Shift Staffing Plan Prompt
Prompt
You are an operations manager building next month's shift staffing plan. Data: [PASTE: Production plan by week (units or hours) | Available headcount by skill | Planned absences | Shift pattern | Overtime budget] For each week: 1) Required direct labor hours from production plan + standard hours 2) Available hours after planned absences 3) Gaps — hours short by skill category 4) Options to close gaps: overtime / temps / cross-training / schedule change 5) Overtime cost estimate if gaps filled that way Output: Monthly staffing plan table. Gap weeks highlighted. Options and costs. Recommendation for decision.
Why it works
Deriving required labor hours from the production plan rather than from prior period headcount connects staffing to actual output requirements rather than historical habit.
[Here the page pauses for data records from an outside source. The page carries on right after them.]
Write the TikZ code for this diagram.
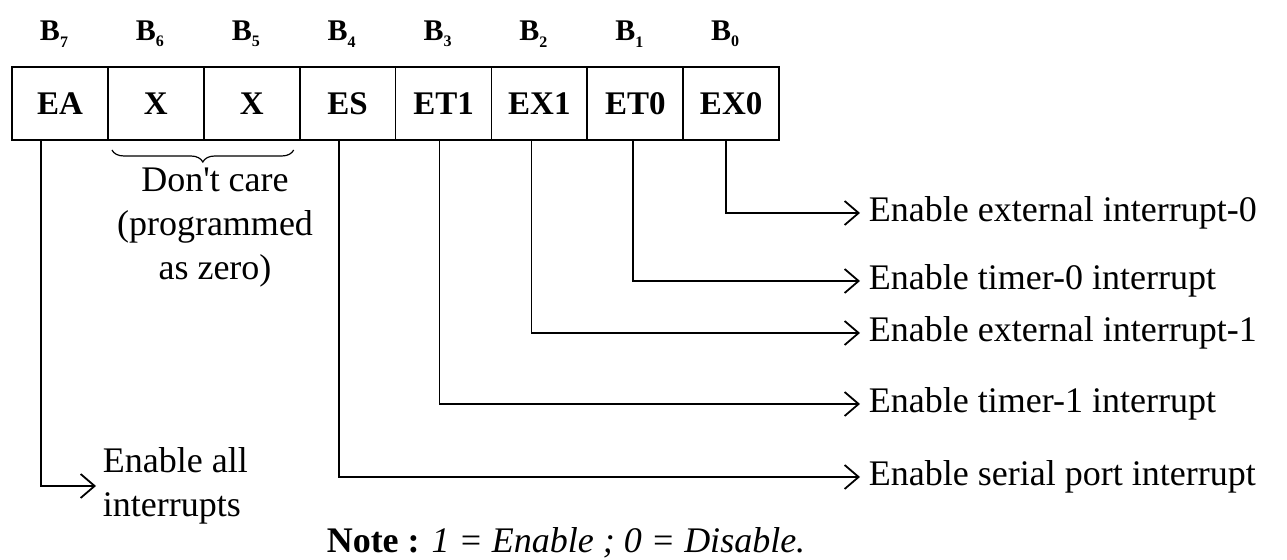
\documentclass[tikz,border=0pt]{standalone}
\usepackage{fontspec}
\setmainfont{Liberation Serif}
\usetikzlibrary{arrows.meta, positioning, decorations.pathreplacing}

\newcommand{\bitname}[1]{B\raisebox{-0.5ex}{\fontsize{8}{8}\selectfont #1}}

\begin{document}
\begin{tikzpicture}[x=0.5pt, y=-0.5pt, line width=0.9pt, node distance=0pt,
        font=\fontsize{18}{22}\selectfont,
        regcell/.style={draw, rectangle, outer sep=0pt, minimum width=47.94pt, minimum height=36.5pt, font=\fontsize{16.5}{16.5}\selectfont\bfseries},
        bitlbl/.style={inner sep=0pt, font=\fontsize{15}{15}\selectfont\bfseries},
        flaglbl/.style={anchor=west, inner sep=4pt},
        flagarrow/.style={-{Straight Barb[length=7pt, width=12pt]}}]
        \useasboundingbox (0,0) rectangle (1287,560);

        % Register
        \node (ea) [regcell] at (60,103.5) {EA};
        \node (xsix) [regcell, right=of ea] {X};
        \node (xfive) [regcell, right=of xsix] {X};
        \node (es) [regcell, right=of xfive] {ES};
        \node (etone) [regcell, right=of es] {ET1};
        \node (exone) [regcell, right=of etone] {EX1};
        \node (etzero) [regcell, right=of exone] {ET0};
        \node (exzero) [regcell, right=of etzero] {EX0};
        \draw[line width=1.3pt] (ea.north west) rectangle (exzero.south east);

        % Bit numbers
        \node (bseven) [bitlbl, above=9.5pt of ea, xshift=-3pt] {\bitname{7}};
        \node (bsix) [bitlbl, above=9.5pt of xsix, xshift=-3pt] {\bitname{6}};
        \node (bfive) [bitlbl, above=9.5pt of xfive, xshift=-3pt] {\bitname{5}};
        \node (bfour) [bitlbl, above=9.5pt of es, xshift=-3pt] {\bitname{4}};
        \node (bthree) [bitlbl, above=9.5pt of etone, xshift=-3pt] {\bitname{3}};
        \node (btwo) [bitlbl, above=9.5pt of exone, xshift=-3pt] {\bitname{2}};
        \node (bone) [bitlbl, above=9.5pt of etzero, xshift=-3pt] {\bitname{1}};
        \node (bzero) [bitlbl, above=9.5pt of exzero, xshift=-3pt] {\bitname{0}};

        % Don't care bits
        \draw[line width=0.6pt, decorate, decoration={brace, mirror, amplitude=6pt}]
            ([xshift=2pt, yshift=-5pt]xsix.south west) -- ([xshift=-3pt, yshift=-5pt]xfive.south east);
        \node (dontcare) [align=center] at (215,228) {Don\textquotesingle t care\\(programmed\\as zero)};

        % Flag texts
        \node (extzero) [flaglbl] at (860,213) {Enable external interrupt-0};
        \node (timzero) [flaglbl] at (860,281) {Enable timer-0 interrupt};
        \node (extone) [flaglbl] at (860,333) {Enable external interrupt-1};
        \node (timone) [flaglbl] at (860,404) {Enable timer-1 interrupt};
        \node (serial) [flaglbl] at (860,477) {Enable serial port interrupt};
        \node (allint) [flaglbl, align=left, inner sep=3pt] at (96,486) {Enable all\\interrupts};

        % Arrows
        \draw[flagarrow] ([xshift=-2.5pt]exzero.south) |- (extzero.west);
        \draw[flagarrow] ([xshift=-1pt]etzero.south) |- (timzero.west);
        \draw[flagarrow] ([xshift=-4pt]exone.south) |- (extone.west);
        \draw[flagarrow] ([xshift=-2pt]etone.south) |- (timone.west);
        \draw[flagarrow] ([xshift=-4.5pt]es.south) |- (serial.west);
        \draw[flagarrow] ([xshift=-9.5pt]ea.south) |- (allint.west);

        % Note
        \node (note) at (566,543) {\textbf{Note :} \textit{1 = Enable ; 0 = Disable.}};
    \end{tikzpicture}
\end{document}
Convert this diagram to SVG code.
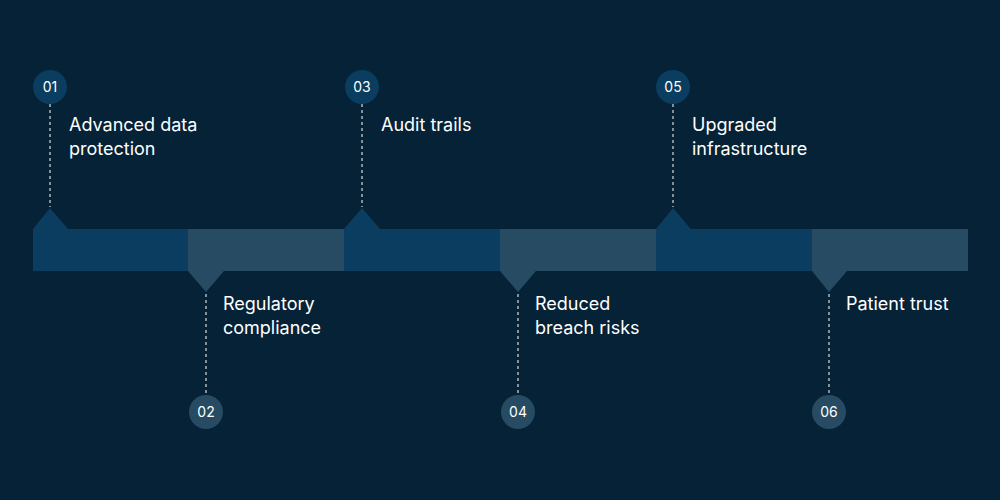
<svg xmlns="http://www.w3.org/2000/svg" width="1000" height="500" viewBox="0 0 1000 500">
<style>
.a{fill:#0a3d5f}.b{fill:#264b62}
.t{font-family:"Inter","Liberation Sans",sans-serif;font-size:18px;fill:#fff}
.n{font-family:"Inter","Liberation Sans",sans-serif;font-size:14px;fill:#fff;text-anchor:middle}
.d{stroke:#fff;stroke-width:1;stroke-dasharray:3 3;fill:none}
</style>
<rect width="1000" height="500" fill="#062237"/>
<g id="bar">
<path class="a" d="M33 229 L50 208 L68 229 L188 229 L188 271 L33 271Z"/>
<path class="b" d="M188 229 L344 229 L344 271 L224 271 L206 292 L188 271Z"/>
<path class="a" d="M344 229 L362 208 L380 229 L500 229 L500 271 L344 271Z"/>
<path class="b" d="M500 229 L656 229 L656 271 L536 271 L518 292 L500 271Z"/>
<path class="a" d="M656 229 L673 208 L691 229 L812 229 L812 271 L656 271Z"/>
<path class="b" d="M812 229 L968 229 L968 271 L847 271 L829 292 L812 271Z"/>
</g>
<g id="connectors">
<line class="d" x1="50" y1="104" x2="50" y2="207"/>
<line class="d" x1="362" y1="104" x2="362" y2="207"/>
<line class="d" x1="673" y1="104" x2="673" y2="207"/>
<line class="d" x1="206" y1="294" x2="206" y2="395"/>
<line class="d" x1="518" y1="294" x2="518" y2="395"/>
<line class="d" x1="829" y1="294" x2="829" y2="395"/>
</g>
<g id="n1"><circle class="a" cx="50" cy="87" r="17"/><text class="n" x="50" y="92">01</text><text class="t" x="69" y="131">Advanced data</text><text class="t" x="69" y="155">protection</text></g>
<g id="n2"><circle class="b" cx="206" cy="412" r="17"/><text class="n" x="206" y="417">02</text><text class="t" x="223" y="310">Regulatory</text><text class="t" x="223" y="334">compliance</text></g>
<g id="n3"><circle class="a" cx="362" cy="87" r="17"/><text class="n" x="362" y="92">03</text><text class="t" x="381" y="131">Audit trails</text></g>
<g id="n4"><circle class="b" cx="518" cy="412" r="17"/><text class="n" x="518" y="417">04</text><text class="t" x="535" y="310">Reduced</text><text class="t" x="535" y="334">breach risks</text></g>
<g id="n5"><circle class="a" cx="673" cy="87" r="17"/><text class="n" x="673" y="92">05</text><text class="t" x="692" y="131">Upgraded</text><text class="t" x="692" y="155">infrastructure</text></g>
<g id="n6"><circle class="b" cx="829" cy="412" r="17"/><text class="n" x="829" y="417">06</text><text class="t" x="846" y="310">Patient trust</text></g>
</svg>
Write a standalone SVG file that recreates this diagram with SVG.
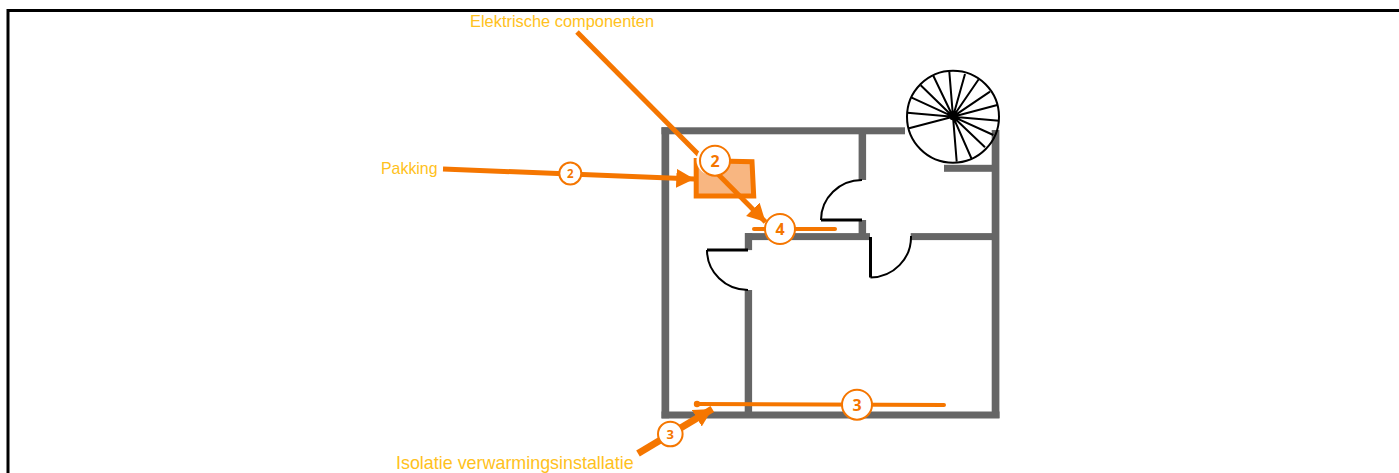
<svg xmlns="http://www.w3.org/2000/svg" width="1399" height="473" viewBox="0 0 1399 473">
<style>
.wall{fill:#666666}
.door{fill:none;stroke:#000;stroke-width:2}
.leaf{fill:none;stroke:#000;stroke-width:3}
.spoke{stroke:#000;stroke-width:2;fill:none}
.ln{stroke:#f57600;fill:none}
.badge{fill:#fff;stroke:#f57600;stroke-width:2}
.num{font-family:"Open Sans","DejaVu Sans",sans-serif;font-weight:700;fill:#f57600;text-anchor:middle}
.lbl{font-family:"Liberation Sans",Arial,sans-serif;fill:#ffc120}
</style>
<defs>
<marker id="head" markerUnits="userSpaceOnUse" markerWidth="22" markerHeight="22" refX="18" refY="10" orient="auto"><path d="M0 0.500L18 10L0 19.500Z" fill="#f57600"/></marker>
</defs>
<rect x="8" y="10.500" width="1500" height="600" fill="#fff" stroke="#000" stroke-width="3"/>
<g id="floorplan">
<rect class="wall" x="661.500" y="127.300" width="243.500" height="7"/>
<rect class="wall" x="661.500" y="127.300" width="7.700" height="291"/>
<rect class="wall" x="661.500" y="411.500" width="338" height="7"/>
<rect class="wall" x="991.700" y="130" width="7.700" height="288"/>
<rect class="wall" x="858.600" y="134" width="7.500" height="46"/>
<rect class="wall" x="858.600" y="220" width="7.500" height="15"/>
<rect class="wall" x="745" y="233.100" width="125" height="7"/>
<rect class="wall" x="910.700" y="233.100" width="82" height="7"/>
<rect class="wall" x="744.800" y="233.100" width="7.300" height="17"/>
<rect class="wall" x="744.700" y="290" width="7.400" height="122"/>
<rect class="wall" x="944" y="164.800" width="49" height="7"/>
<path class="leaf" d="M821 220H862"/>
<path class="door" d="M862 180A41 40 0 0 0 821 220"/>
<path class="leaf" d="M707 250H748"/>
<path class="door" d="M707 250A41 40 0 0 0 748 290"/>
<path class="leaf" d="M870.500 237V277.500"/>
<path class="door" d="M870.500 277.500A41 41 0 0 0 911 236"/>
</g>
<g id="stairs">
<circle class="spoke" cx="953" cy="116.700" r="46"/>
<path class="spoke" d="M953 116.700L949.300 71.700M953 116.700L933.300 75.700M953 116.700L920.700 85.300M953 116.700L911.700 97.700M953 116.700L907.300 112.700M953 116.700L909 128.300M953 116.700L956.700 161.700M953 116.700L971.700 159M953 116.700L985 147.300M953 116.700L993.300 135M953 116.700L999 120.700M953 116.700L997.300 105M953 116.700L990 91.700M953 116.700L978.700 79.300M953 116.700L965 74"/>
<circle cx="953" cy="116.700" r="3.500" fill="#000"/>
</g>
<g id="gasket">
<path d="M696.200 160.500L752 161.700L753.700 196H696.200Z" fill="#f8b681" stroke="#f57600" stroke-width="5"/>
</g>
<g id="connectors">
<path class="ln" stroke-width="5" d="M577 32L765.500 222" marker-end="url(#head)"/>
<path class="ln" stroke-width="5" d="M443 169L694.300 179" marker-end="url(#head)"/>
<path class="ln" stroke-width="4" stroke-linecap="round" d="M754 229H835"/>
<path class="ln" stroke-width="4" stroke-linecap="round" d="M697 404L944 405"/>
<circle cx="697" cy="404" r="3.200" fill="#f57600"/>
<path class="ln" stroke-width="7" d="M638 453.500L712.300 409" marker-end="url(#head)"/>
</g>
<g id="badge-electrical">
<circle cx="711.500" cy="160" r="15" fill="#fff"/>
<circle class="badge" cx="715" cy="160.700" r="15"/>
<text class="num" x="715" y="166.500" font-size="16">2</text>
</g>
<g id="badge-wall">
<circle class="badge" cx="780" cy="229" r="15"/>
<text class="num" x="780" y="234.800" font-size="16">4</text>
</g>
<g id="badge-gasket">
<circle class="badge" cx="570.300" cy="173.500" r="11"/>
<text class="num" x="570.300" y="177.800" font-size="11.500">2</text>
</g>
<g id="badge-floor">
<circle class="badge" cx="857" cy="404.700" r="15"/>
<text class="num" x="857" y="410.500" font-size="16">3</text>
</g>
<g id="badge-insulation">
<circle class="badge" cx="670.300" cy="434" r="12.300"/>
<text class="num" x="670.300" y="438.800" font-size="13">3</text>
</g>
<g id="label-electrical"><text class="lbl" x="470" y="26.500" font-size="16.400">Elektrische componenten</text></g>
<g id="label-gasket"><text class="lbl" x="381" y="174" font-size="15.900">Pakking</text></g>
<g id="label-insulation"><text class="lbl" x="396" y="468.500" font-size="17.900">Isolatie verwarmingsinstallatie</text></g>
</svg>
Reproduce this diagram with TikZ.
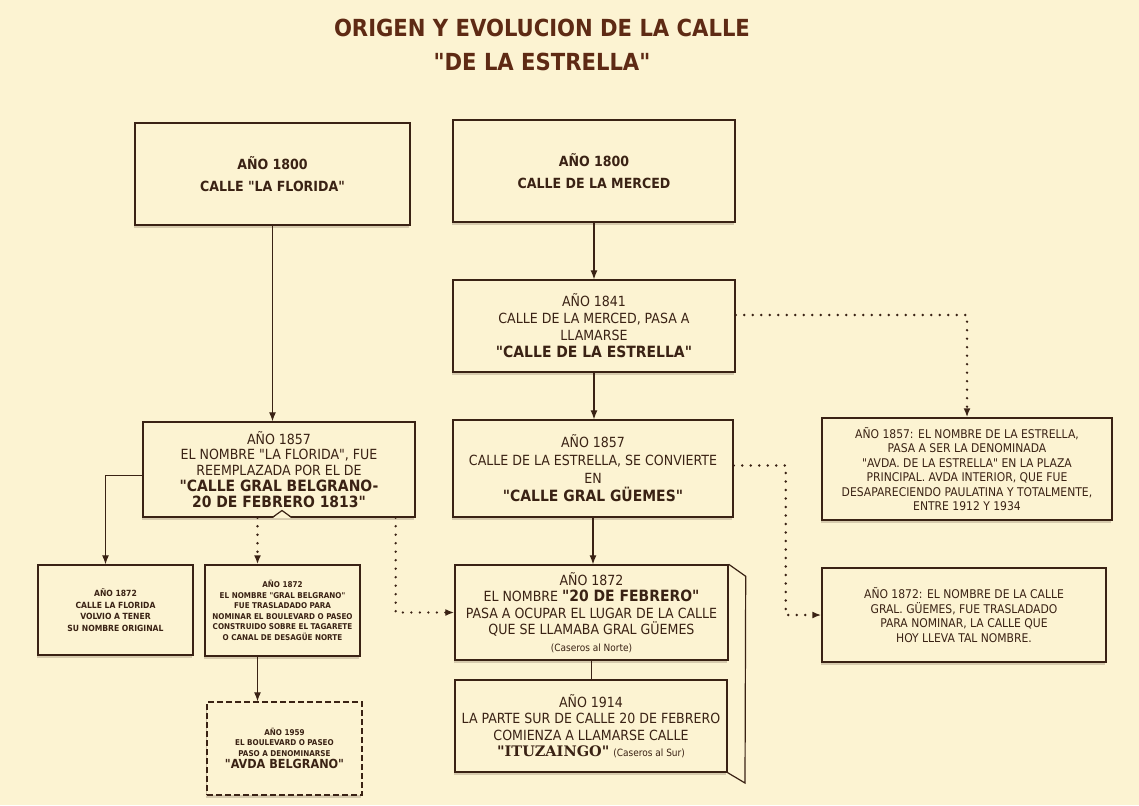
\documentclass[tikz,border=0pt]{standalone}
\usepackage{fontspec}
\setmainfont{DejaVu Sans Condensed}[BoldFont={DejaVu Sans Condensed Bold},Ligatures=TeXOff]
\newfontfamily\titulofont{DejaVu Sans Condensed}[BoldFont={DejaVu Sans Condensed Bold}]
\newfontfamily\seriffont{DejaVu Serif}
\usetikzlibrary{arrows.meta,shadows}
\definecolor{papel}{HTML}{FCF3D2}
\definecolor{tinta}{HTML}{3A2214}
\definecolor{titulo}{HTML}{5E2A14}
\newcommand{\grande}{\bfseries\fontsize{15.5}{18}\selectfont}
\newcommand{\chico}{\fontsize{10}{12}\selectfont}
\tikzset{
  caja/.style={draw=tinta, line width=1.4pt, fill=papel, text=tinta, align=center, inner sep=0pt,
    drop shadow={shadow xshift=-1.5pt, shadow yshift=-3pt, opacity=.35, fill=tinta!55!papel}},
  flecha/.style={-{Latex[length=9pt,width=7pt]}, line width=1.2pt, draw=tinta},
  linea/.style={line width=1.2pt, draw=tinta},
  punteado/.style={line width=2.6pt, line cap=round, dash pattern=on 0pt off 8.5pt}
}
\begin{document}
\begin{tikzpicture}[x=1pt,y=-1pt]
    \useasboundingbox (0,0) rectangle (1139,805);
    \fill[papel] (0,0) rectangle (1139,805);
    %\draw[very thin,gray] (0,0) grid[step=50] (1139,805);
    \node[text=titulo, align=center, font=\titulofont\bfseries\fontsize{23.5}{34}\selectfont] (titulo) at (542,45)
        {ORIGEN Y EVOLUCION DE LA CALLE\\"DE LA ESTRELLA"};
    % columna izquierda
    \node[caja, minimum width=275, minimum height=102, font=\bfseries\fontsize{14}{22}\selectfont] (florida) at (272.5,174)
        {AÑO 1800\\CALLE "LA FLORIDA"};
    \node[caja, minimum width=272, minimum height=95, font=\fontsize{14}{15.5}\selectfont] (belgrano) at (279,469.5)
        {AÑO 1857\\EL NOMBRE "LA FLORIDA", FUE\\REEMPLAZADA POR EL DE\\[1pt]\grande "CALLE GRAL BELGRANO-\\\grande 20 DE FEBRERO 1813"};
    \node[caja, minimum width=155, minimum height=90, font=\bfseries\fontsize{8.5}{11.5}\selectfont] (volvio) at (115.5,610)
        {AÑO 1872\\CALLE LA FLORIDA\\VOLVIO A TENER\\SU NOMBRE ORIGINAL};
    \node[caja, minimum width=155, minimum height=91, font=\bfseries\fontsize{8}{10.5}\selectfont] (gralbel) at (282.5,610.5)
        {AÑO 1872\\EL NOMBRE "GRAL BELGRANO"\\FUE TRASLADADO PARA\\NOMINAR EL BOULEVARD O PASEO\\CONSTRUIDO SOBRE EL TAGARETE\\O CANAL DE DESAGÜE NORTE};
    \node[caja, dash pattern=on 6pt off 3pt, minimum width=155, minimum height=93, font=\bfseries\fontsize{8}{10.5}\selectfont] (avda) at (284.5,748.5)
        {AÑO 1959\\EL BOULEVARD O PASEO\\PASO A DENOMINARSE\\[2pt]\fontsize{12.5}{14}\selectfont "AVDA BELGRANO"};
    % columna central
    \node[caja, minimum width=282, minimum height=102, font=\bfseries\fontsize{14}{22}\selectfont] (merced) at (594,171)
        {AÑO 1800\\CALLE DE LA MERCED};
    \node[caja, minimum width=282, minimum height=92, font=\fontsize{14}{17}\selectfont] (estrella) at (594,326)
        {AÑO 1841\\CALLE DE LA MERCED, PASA A\\LLAMARSE\\\grande "CALLE DE LA ESTRELLA"};
    \node[caja, minimum width=280, minimum height=97, font=\fontsize{14}{18}\selectfont] (guemes) at (593,468.5)
        {AÑO 1857\\CALLE DE LA ESTRELLA, SE CONVIERTE\\EN\\\grande "CALLE GRAL GÜEMES"};
    \node[caja, minimum width=273, minimum height=95, font=\fontsize{14}{16.5}\selectfont] (febrero) at (591.5,612.5)
        {AÑO 1872\\EL NOMBRE {\grande "20 DE FEBRERO"}\\PASA A OCUPAR EL LUGAR DE LA CALLE\\QUE SE LLAMABA GRAL GÜEMES\\\chico (Caseros al Norte)};
    \node[caja, minimum width=272, minimum height=92, font=\fontsize{14}{16.5}\selectfont] (ituzaingo) at (591,726)
        {AÑO 1914\\LA PARTE SUR DE CALLE 20 DE FEBRERO\\COMIENZA A LLAMARSE CALLE\\{\seriffont\bfseries\fontsize{14.5}{16}\selectfont "ITUZAINGO"} {\chico (Caseros al Sur)}};
    % columna derecha
    \node[caja, minimum width=290, minimum height=102, font=\fontsize{12}{14.5}\selectfont] (denominada) at (967,469)
        {AÑO 1857: EL NOMBRE DE LA ESTRELLA,\\PASA A SER LA DENOMINADA\\"AVDA. DE LA ESTRELLA" EN LA PLAZA\\PRINCIPAL. AVDA INTERIOR, QUE FUE\\DESAPARECIENDO PAULATINA Y TOTALMENTE,\\ENTRE 1912 Y 1934};
    \node[caja, minimum width=284, minimum height=94, font=\fontsize{12}{14.5}\selectfont] (trasladado) at (964,615)
        {AÑO 1872: EL NOMBRE DE LA CALLE\\GRAL. GÜEMES, FUE TRASLADADO\\PARA NOMINAR, LA CALLE QUE\\HOY LLEVA TAL NOMBRE.};
    % detalles
    \fill[papel] (273,518) -- (282,510.5) -- (291,518) -- cycle;
    \draw[linea] (273,517) -- (282,510.5) -- (291,517);
    \draw[linea] (febrero.north east) -- ++(17,12) -- (745,783) -- (ituzaingo.south east);
    % flechas
    \draw[flecha] (florida.south) -- (florida.south |- belgrano.north);
    \draw[flecha] (merced.south) -- (estrella.north);
    \draw[flecha] (estrella.south) -- (estrella.south |- guemes.north);
    \draw[flecha] (guemes.south) -- (guemes.south |- febrero.north);
    \draw[linea] (febrero.south) -- (febrero.south |- ituzaingo.north);
    \draw[flecha] ([yshift=-6pt]belgrano.west) -| ([xshift=-10pt]volvio.north);
    \draw[flecha] ([xshift=-25pt]gralbel.south) -- ([xshift=-25pt]gralbel.south |- avda.north);
    \draw[flecha,punteado] ([xshift=-25pt]gralbel.north |- belgrano.south) -- ([xshift=-25pt]gralbel.north);
    \draw[flecha,punteado] ([xshift=-20pt]belgrano.south east) |- (febrero.west);
    \draw[flecha,punteado] ([yshift=11pt]estrella.east) -| (denominada.north);
    \draw[flecha,punteado] ([yshift=3pt]guemes.east) -- ++(52,0) |- (trasladado.west);
\end{tikzpicture}
\end{document}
Separating skill category gaps prevents the common error of staffing by headcount without recognising that a shortage of a specific skill (machining, welding, quality inspection) creates a production bottleneck even when total headcount is sufficient. The overtime analysis converts the gap analysis into a cost decision.
Watch out for
Shift staffing plans assume standard hours per unit are accurate — if your standards are outdated (products have changed, process improvements have been made), the labor requirement calculation will be wrong. Validate your standards against recent actual performance before building the monthly plan. Also ensure planned absences include both known absences and a historical absenteeism rate, as actual absence rates are typically 10-20% higher than planned.